Proof: Solving the congruence equation $$ax\equiv b\pmod{n}$$ is equivalent to solving the equation $$ax+ny= b.$$

Euclid’s algorithm tells us this equation has a solution if and only if $d=\gcd{a}{n}$ divides $b$. When this holds, swe have a solution to our congruence $x$ to our congruence. Notice that $x+k\frac{n}{d}$ is also a solution to this equation for $k=0,\ldots, d-1$, so we actually have $d$ solutions. If $x$ and $x’$ are any two solutions to this equation, then subtracting $ax+ny=b$ from $ax’+ny’=b$ yields $$a(x-x')+n(y-y')=0$$ and so, since $n/d$ and $a/d$ have gcd equal to one we conclude that $x-x’$ is divisible by $n/d$. Therefore we have found all solutions.

Cyclic Groups

1. Any cyclic group of infinite order is isomorphic to $\Z$. Any cyclic group of finite order $n$ is isomoprhic to $\Zn{n}$. A group $G$ is cyclic if and only if there is a surjective homomorphism from $\Z$ to $G$.
2. An infinite cyclic group has two generators.
3. If $g$ is a generator of a finite cyclic group $G$ of order $n$, then $g^{a}$ has order $n/\mathrm{gcd}(n,a)$. Thus $g^{a}$ generates $G$ if and only if $\mathrm{gcd}(n,a)=1$.
4. Every subgroup of $\Zn{n}$ is cyclic, and there is a unique such subgroup for every $d\mid n$.
5. If $H$ is the cyclic subgroup of $\Zn{n}$ of order $d$ where $d \mid n$, then the elements of $H$ are the multiples of $n/d$. The generators of $H$ are the multiples $kn/d$ where $\mathrm{gcd}(k,d)=1$.
6. If $\mathrm{gcd}(n,m)=1$ then $\Zn{nm}$ is isomorphic to $\Zn{n}\times\Zn{m}$.
7. If $n$ and $m$ are relatively prime, then a pair $(a,b)$ generates $\Zn{n}\times\Zn{m}$ if and only if $a$ and $b$ generate $\Zn{n}$ and $\Zn{m}$ respectively.
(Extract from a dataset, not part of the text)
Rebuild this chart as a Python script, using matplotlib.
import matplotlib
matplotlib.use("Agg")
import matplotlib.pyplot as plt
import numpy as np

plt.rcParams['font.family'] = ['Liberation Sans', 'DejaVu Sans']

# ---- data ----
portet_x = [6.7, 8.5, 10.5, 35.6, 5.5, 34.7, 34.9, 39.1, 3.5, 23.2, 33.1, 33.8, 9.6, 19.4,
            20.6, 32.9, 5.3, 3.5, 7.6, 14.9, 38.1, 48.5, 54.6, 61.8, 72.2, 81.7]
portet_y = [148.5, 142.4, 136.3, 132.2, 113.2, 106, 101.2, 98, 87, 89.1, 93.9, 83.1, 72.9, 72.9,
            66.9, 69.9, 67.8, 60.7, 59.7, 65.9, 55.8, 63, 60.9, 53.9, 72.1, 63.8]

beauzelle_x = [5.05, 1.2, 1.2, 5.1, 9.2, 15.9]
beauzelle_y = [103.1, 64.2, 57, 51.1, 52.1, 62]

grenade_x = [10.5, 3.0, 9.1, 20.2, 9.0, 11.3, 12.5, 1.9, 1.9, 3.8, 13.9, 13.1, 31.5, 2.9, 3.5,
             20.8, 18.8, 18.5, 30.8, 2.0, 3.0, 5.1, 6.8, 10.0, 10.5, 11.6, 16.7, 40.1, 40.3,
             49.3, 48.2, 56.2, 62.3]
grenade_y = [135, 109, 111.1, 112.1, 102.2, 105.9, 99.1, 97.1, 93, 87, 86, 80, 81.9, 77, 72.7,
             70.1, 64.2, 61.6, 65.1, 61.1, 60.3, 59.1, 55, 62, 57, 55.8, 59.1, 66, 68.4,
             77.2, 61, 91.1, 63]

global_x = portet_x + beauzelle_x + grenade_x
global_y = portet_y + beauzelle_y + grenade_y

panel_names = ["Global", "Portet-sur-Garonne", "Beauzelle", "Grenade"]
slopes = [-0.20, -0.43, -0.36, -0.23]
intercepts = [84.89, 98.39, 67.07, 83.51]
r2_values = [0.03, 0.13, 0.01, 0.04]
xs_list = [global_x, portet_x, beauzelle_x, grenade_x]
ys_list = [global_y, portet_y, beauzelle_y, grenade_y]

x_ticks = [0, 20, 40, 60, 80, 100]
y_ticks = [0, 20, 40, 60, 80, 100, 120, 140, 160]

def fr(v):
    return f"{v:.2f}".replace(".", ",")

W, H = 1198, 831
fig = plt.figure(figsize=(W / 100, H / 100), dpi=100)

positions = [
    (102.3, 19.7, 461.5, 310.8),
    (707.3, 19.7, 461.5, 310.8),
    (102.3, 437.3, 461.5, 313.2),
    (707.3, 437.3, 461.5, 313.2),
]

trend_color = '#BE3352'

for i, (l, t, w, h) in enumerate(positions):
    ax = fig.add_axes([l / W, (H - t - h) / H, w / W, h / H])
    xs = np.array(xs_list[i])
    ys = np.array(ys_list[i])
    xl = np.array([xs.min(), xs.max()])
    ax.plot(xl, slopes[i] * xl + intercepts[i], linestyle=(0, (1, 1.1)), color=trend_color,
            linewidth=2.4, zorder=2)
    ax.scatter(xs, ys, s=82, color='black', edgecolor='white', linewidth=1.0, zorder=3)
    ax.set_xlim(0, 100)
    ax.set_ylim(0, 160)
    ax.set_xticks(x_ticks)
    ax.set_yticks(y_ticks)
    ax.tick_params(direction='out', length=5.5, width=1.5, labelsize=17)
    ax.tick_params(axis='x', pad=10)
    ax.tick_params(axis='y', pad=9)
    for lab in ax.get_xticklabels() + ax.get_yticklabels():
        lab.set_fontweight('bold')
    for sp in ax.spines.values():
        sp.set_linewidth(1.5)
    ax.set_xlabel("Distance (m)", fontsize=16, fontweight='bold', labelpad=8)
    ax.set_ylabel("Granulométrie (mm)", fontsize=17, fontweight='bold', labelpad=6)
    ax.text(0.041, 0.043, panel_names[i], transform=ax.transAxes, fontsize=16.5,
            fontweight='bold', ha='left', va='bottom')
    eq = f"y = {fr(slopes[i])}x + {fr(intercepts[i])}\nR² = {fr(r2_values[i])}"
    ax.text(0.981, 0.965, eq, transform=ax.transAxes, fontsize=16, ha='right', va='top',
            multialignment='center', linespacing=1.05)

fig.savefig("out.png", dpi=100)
Therefore $\phi(nm)=\phi(n)\phi(m)$ when $n$ and $m$ are relatively prime.
8. If $n=p_1^{e_1} p_2^{e_2}\cdots p_k^{e_k}$ where the $p_i$ are distinct primes then
$\phi(n)=\prod_{i=1}^{k} (p^{e_i}-p^{e_{i}-1})=n\prod_{p|n}(1-\frac{1}{p})$

For discussion

1. We know that $\Zn{6}$ is a subgroup of $\Zn{24}$. Find all injective maps $\Zn{3}\to\Zn{12}$.
2. “Reduction mod 6” gives a surjective homomorphism $\Zn{24}\to\Zn{6}$. Find the inverse image of $5$ under this map.
3. Find all surjective homomorphisms $\Zn{24}\to\Zn{6}$.
4. Prove that $(\Zn{11})^{\times}$ is cyclic. In fact $(\Zn{p})^{\times}$ is always cyclic, we’ll prove this later.